TW: Panic Attack, Dementia
SYNOPSIS
Tengo Famiglia. Literally “I support a family” but for Nick’s Italian immigrant grandparents it means “I have a reason for being alive.” The four grandparents and Nick are the only part of the family left in New Jersey and Nick’s time has come to leave. His grandparents don’t take it well and decide to set him up with a girl to give him a reason not to take the job on the West Coast. Nick likes her but reacts badly to being set up which Caitlin doesn’t appreciate. After blowing up at his interfering grandparents, Nick has a panic attack and spends two weeks on their couch recovering. For 29 years they’ve all had dinner together every Sunday, but it’s only in these two weeks that Nick really starts to see his grandparents for who they are. They all cherish each other and both sides reluctantly agree that Nick should follow his aspirations. Grandpa Nunzio knew Nick would stay if he told him that he was sick, but he chose not to hold Nicky back. Shortly after Nick takes the job, he returns to Jersey for Nunzio’s funeral, but in having gone he’s found himself. His grandparents pass one after the other, but Nick finds peace within his new family, having married and now expecting their first child.
CHARACTERS
Frank – Elderly Italian Immigrant
Nick – Italian-American, Young Adult
Aida – Elderly Italian Immigrant
Caitlin – Irish-American, Young Adult
Nunzio – Elderly Italian Immigrant
Emma - Elderly Italian Immigrant
POTENTIAL MONOLOGUES
The play opens with two shorts monologues, the better stand alone one is Frank’s. He talks about leaving Italy and the meaning I behind Tengo Famiglia. It could easily be combined with his next line about how hard his first six weeks were. Frank has another later in the scene about how hard he had to work to get his 1941 DeSoto and how buying that car made him confident that he could make a life for himself in America. Then he has a big, long monologue about his childhood in Italy and discovering just how poor his family was. It was only when Frank returned with his then new wife to buy all the toys he wanted when he was a child that his mother revealed that his father sent him away so that he could afford all the things his parents couldn’t give him.

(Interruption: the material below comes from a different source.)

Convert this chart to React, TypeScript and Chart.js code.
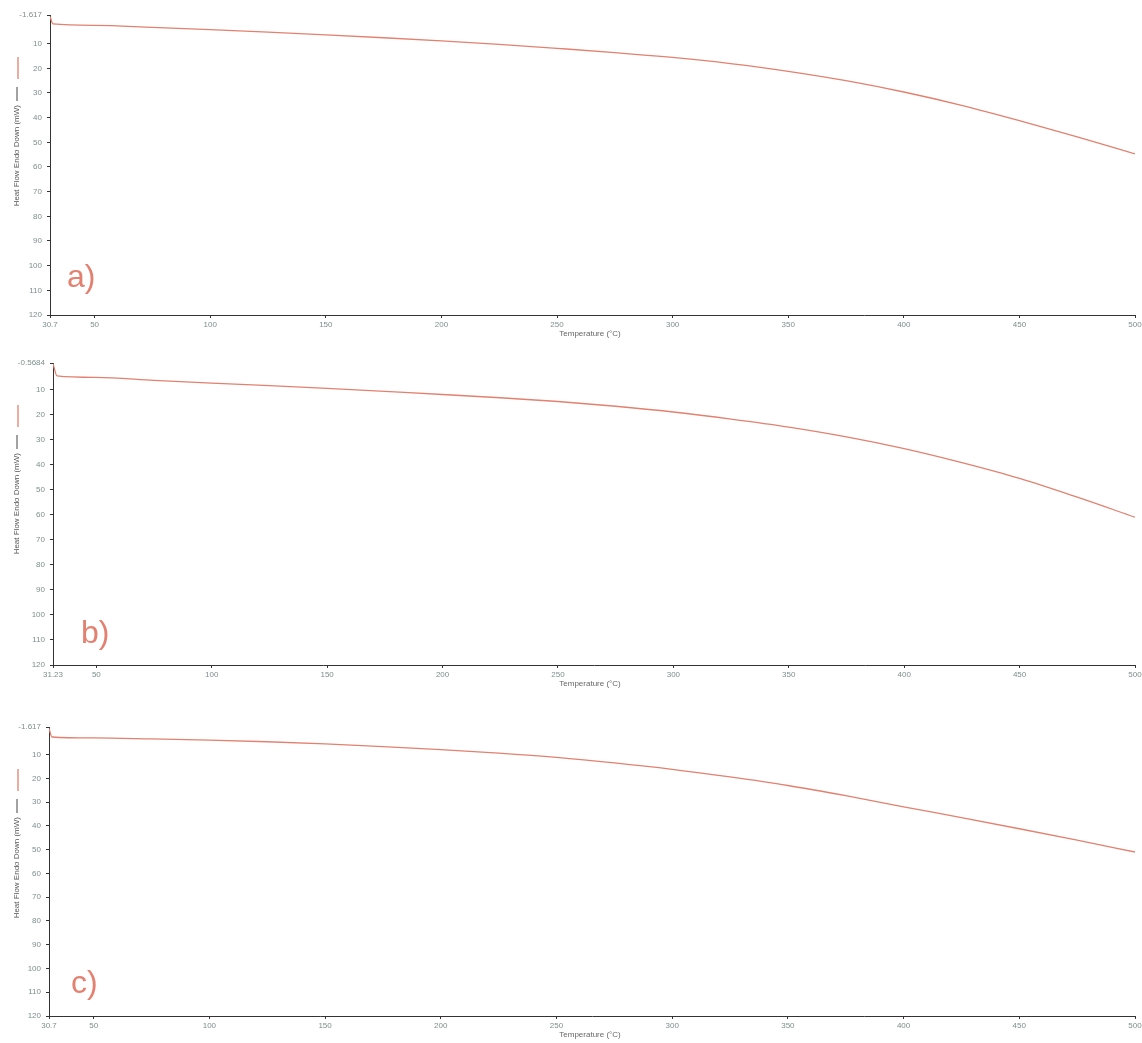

Nicky’s first monologue that isn’t setting the scene is him chewing out his grandparents for suffocating him, but it ends with him collapsing from a panic attack so it’ll need a bit a zhushing to pull off. His last monologue that closes the show is beautiful to me. He thanks his grandparents for all their hard work and that they elevated him to place so far removed from their own lives that it became difficult to relate to each other, but that they never stopped trying.
Emma also has a nice monologue about the difference between what a good life meant when she was Nicky’s age versus all the expectations he’s under now.
PERSONAL THOUGHTS
I just adore this play. There’s something about immigrant stories that warms my heart, especially when they can keep their culture alive while navigating America’s amalgamation. There’s so much love in this play and that’s where the conflict lies. To love your people and where you come from so much that it hurts to move on no matter how good the opportunity that lies ahead. The way Nicky’s grandparents try so hard to understand him and that as much as he argues with him, he struggles with the idea of not being close enough to see them every week, is very touching.